SARDINIAN SHORT STORIES
Bisos (which in Sardinian means dreams) is a beautiful b&b in a noble palace in the main square of Paulilatino, Su Pangulieri, belonging to the Urgu family and expertly restored by one of the heirs, the architect Francesco. The interiors are beautiful, characterized by precious floors, frescoed vaults and furnished with taste and with materials that recall Sardinia. Bisos is the first eco-sustainable historic residence in Italy. The restoration of the building took place preserving all the original architectural features, using ecological materials, and its management takes place with a zero fossil energy consumption, without dust and CO2 emissions, and soon, with the photovoltaic system, it will be almost passive.
At the end of the day, when I go to bed exhausted, I find a rolled up sheet on the bed and held in place by a string. I unwind it and find an original “Goodnight Tale” given by Bisos. I report it here:
“The great village of Pauilatino presented itself to me as one of the most singular villages, among those I have already seen. The village is built entirely of black basalt and precisely with blocks as massive as those of the nuraghi. In many houses, the door is also perfectly similar to that of the ancient monuments, that is, made up of two vertical blocks of basalt, on which a third rests horizontally, true cyclopean architecture. Even the church seems not to have escaped the influence of that shapeless way of construction and that dark and melancholy material. Although in its main features it presents the style of the last century, even I could hardly escape the impression that here I was dealing with a modern edition of a nuraghe, all bare, black and unadorned in its interior and its exterior. Inside there were some poorly furnished altars, and here and there even some bad images, but the black basalt predominated with its dark color and its coarse and massive essence, since the interior space of that House of the Lord was not whitened. Entirely in harmony with this dark outline the scene was presented, that is, the peasant women dressed in black shortened on the floor, the faces of which could be seen just under the dark handkerchief and the black skirt overturned and thrown on the head, which took the place of the mantilla. I say shortened on the floor, since this seems to me to be the most expressive expression, although it does not fully explain the thing: the posture was rather a halfway between kneeling and lying, that is what would be assumed by a person who, tired of kneeling, wanted to make herself comfortable without getting up from the ground. It is in this position that the peasants of Sardinia are accustomed to attend the sacred functions, since in no village church there are chairs or supports, and they are not happy to stay upright for so long”.
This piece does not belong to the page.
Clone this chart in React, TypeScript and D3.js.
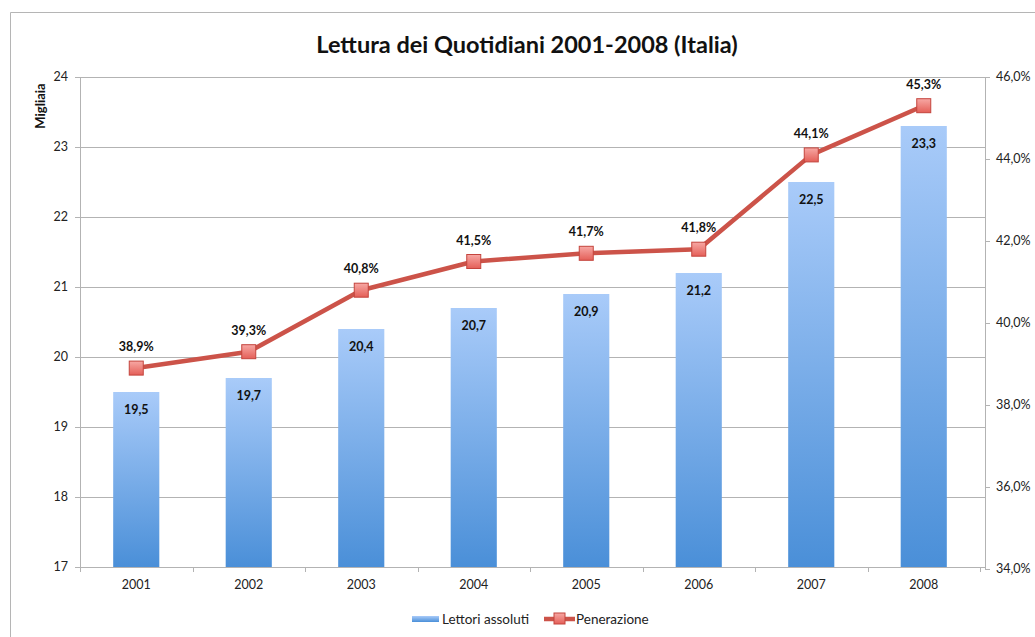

This is how I discover yet another nineteenth-century foreign traveler who tells about Sardinia, the German baron Heinrich Von Maltzan. For health reasons Maltzan was forced to travel and spend long periods in countries with a mild climate. In 1868, he visited Sardinia and described its history, life and customs, reserving parts for poetry, geology and mineralogy, flora and fauna, publishing everything in the work “Reise auf der Insel Sardinien nebst einem Anhang über die phönicischen Inschriften Sardiniens “.